Welcome, Jan! Have some welcome hugs! (((((((((HUGS)))))))))
Once again, Phranque, you have hit the nail on the head. I'm with him all the time but he's not there. And I also feel alone. However, after last night, I know that I'm going to be even more alone. When I rolled over, I would swear he had died. He was cold and it looked like he was not breathing. However, I shook him, and he took a breath, and muttered. I sighed a sigh of relief, and settled back down. Now I know that one of these days, he won't wake up.
Hi & Welcome Jan, I am so sorry for your need to join us. I am sure you will find everyone kind, helpful & non-judgemental. My husband suffers from FTD also, he is 58, his memory started declining at 50. Again, welcome.

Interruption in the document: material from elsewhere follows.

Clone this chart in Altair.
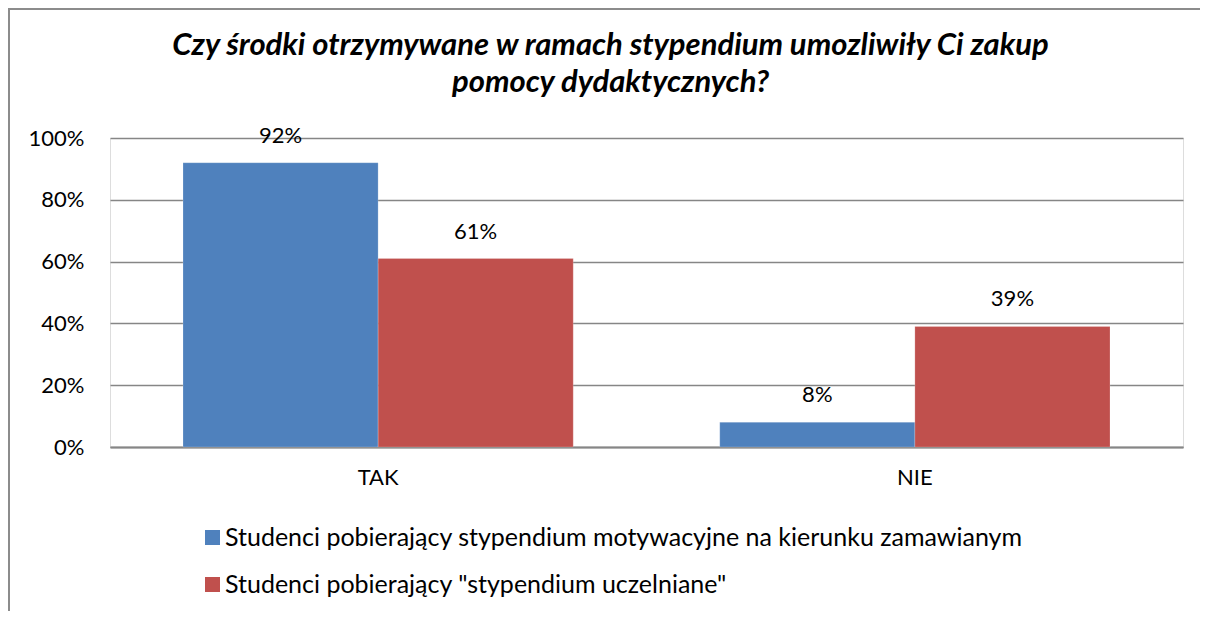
import altair as alt
import pandas as pd

categories = ["TAK", "NIE"]
series = [
    "Studenci pobierający stypendium motywacyjne na kierunku zamawianym",
    'Studenci pobierający "stypendium uczelniane"',
]
values_motyw = [0.92, 0.08]
values_uczel = [0.61, 0.39]
colors = ["#4F81BD", "#C0504D"]
title_lines = [
    "Czy środki otrzymywane w ramach stypendium umozliwiły Ci zakup",
    "pomocy dydaktycznych?",
]

rows = []
for i, c in enumerate(categories):
    rows.append({"kat": c, "seria": series[0], "val": values_motyw[i]})
    rows.append({"kat": c, "seria": series[1], "val": values_uczel[i]})
df = pd.DataFrame(rows)

FONT = "Lato"
PW, PH = 1073, 309
PL, PT = 102, 130
TOTW, TOTH = 1192, 603

x = alt.X("kat:N", sort=categories, title=None,
          scale=alt.Scale(paddingInner=0.273, paddingOuter=0.136),
          axis=alt.Axis(labelAngle=0, labelFont=FONT, labelFontSize=22,
                        labelColor="#000000", labelPadding=20, ticks=False,
                        domain=True, domainColor="#868686", domainWidth=2,
                        grid=False))
xo = alt.XOffset("seria:N", sort=series, scale=alt.Scale(paddingInner=0, paddingOuter=0))
y = alt.Y("val:Q", title=None,
          scale=alt.Scale(domain=[0, 1], nice=False),
          axis=alt.Axis(format=".0%", values=[0, 0.2, 0.4, 0.6, 0.8, 1.0],
                        labelFont=FONT, labelFontSize=22, labelColor="#000000",
                        labelPadding=26, ticks=False, domain=False,
                        grid=True, gridColor="#868686", gridWidth=1.6))

base = alt.Chart(df)

bars = base.mark_bar(stroke="#ffffff", strokeWidth=0.4, strokeOpacity=0.5).encode(
    x=x, xOffset=xo, y=y,
    color=alt.Color("seria:N", sort=series,
                    scale=alt.Scale(domain=series, range=colors),
                    legend=alt.Legend(title=None, orient="none", legendX=90, legendY=387,
                                      direction="vertical", symbolType="square",
                                      symbolSize=225, symbolStrokeWidth=0,
                                      labelFont=FONT, labelFontSize=25,
                                      labelColor="#000000", labelOffset=0,
                                      rowPadding=21, labelLimit=1000)),
)

labels = base.mark_text(font=FONT, fontSize=22, color="#000000",
                        baseline="bottom", dy=-15).encode(
    x=x, xOffset=xo, y=y,
    text=alt.Text("val:Q", format=".0%"),
)

frame_df = pd.DataFrame({"a": [0]})
vline = alt.Chart(frame_df).mark_rule(color="#8c8c8c", strokeWidth=2).encode(
    x=alt.value(-PL + 1), y=alt.value(-PT), y2=alt.value(TOTH - PT))
hline = alt.Chart(frame_df).mark_rule(color="#8c8c8c", strokeWidth=2).encode(
    x=alt.value(-PL), x2=alt.value(TOTW - PL), y=alt.value(-PT + 1))

chart = alt.layer(bars, labels, vline, hline).properties(
    width=PW, height=PH,
    padding={"left": PL, "top": PT, "right": TOTW - PL - PW, "bottom": TOTH - PT - PH},
    autosize=alt.AutoSizeParams(type="none"),
    title=alt.TitleParams(text=title_lines, font=FONT, fontSize=31, fontWeight="bold",
                          fontStyle="italic", color="#000000", anchor="middle",
                          baseline="alphabetic",
                          lineHeight=37, dx=-36, dy=116, offset=0, frame="group"),
).configure_view(stroke=None).configure(background="#ffffff")

chart.save("out.html", embed_options={"renderer": "svg", "actions": False})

Jan1945 - I worried about my future and being alone as much as anyone. Like so many, this would be the first time in my adult life when I was the only one to answer the census for my address. It felt strange to make adjustments to that. Now, after over a year of being a widow (seems like such a sad term) I feel pretty good about life in general. I am a planner - figured out my finances so I could live to 100 without having to become a greeter at Wal-Mart when I turned 95. There are advantages to everything - even being alone. It is the first time in my entire life that I can be 100% selfish and do exactly what I want (as long as that doesn't include diamonds and a Mercedes, of course). I can get up in the middle of the night and work on a jigsaw puzzle if I want, eat dinner for breakfast, say yes to what I want to do and no to the things of no interest. A goal is to be healthy and stay in shape and learn to play one piece on my keyboard without a mistake. Believe me, the healthy and staying in shape are easier than that darn piano! I think the trick to all of life is to appreciate the good in each day and to let tomorrow pretty much take care of itself.
you have a wonderful attitude! I have had difficulty learning to be alone as I have been ill for awhile and can't get away from home as I would like to do. I am getting operated on next Wed. Oct.28 so hopefully that will be taken care of. I guess I will always be lonesome for my husband but know that life can be good if we stay busy. I have a security system and recommend it to you Jan. It makes me feel more secure .
Fran, how nice to hear from you. I am so happy to read that you are moving on and enjoying life. More of us need to let people know that life after losing one's spouse does not have to be a sad or unhappy existence. That doesn't mean we don't miss our "old" life, but I am loving life now. I agree with all you said...having some independence is a good thing....or at least to my way of thinking.
Being a "merry widow" is not a derogatory term...I think it really describes me......!
All I can say is Bravo to you all on you new adventure of "after". May blessings rain down upon you.
Joyful* -- please come to this site and update us after your operation on the 28th. We'll be praying for you and wishing you the best and we want to know how you are doing.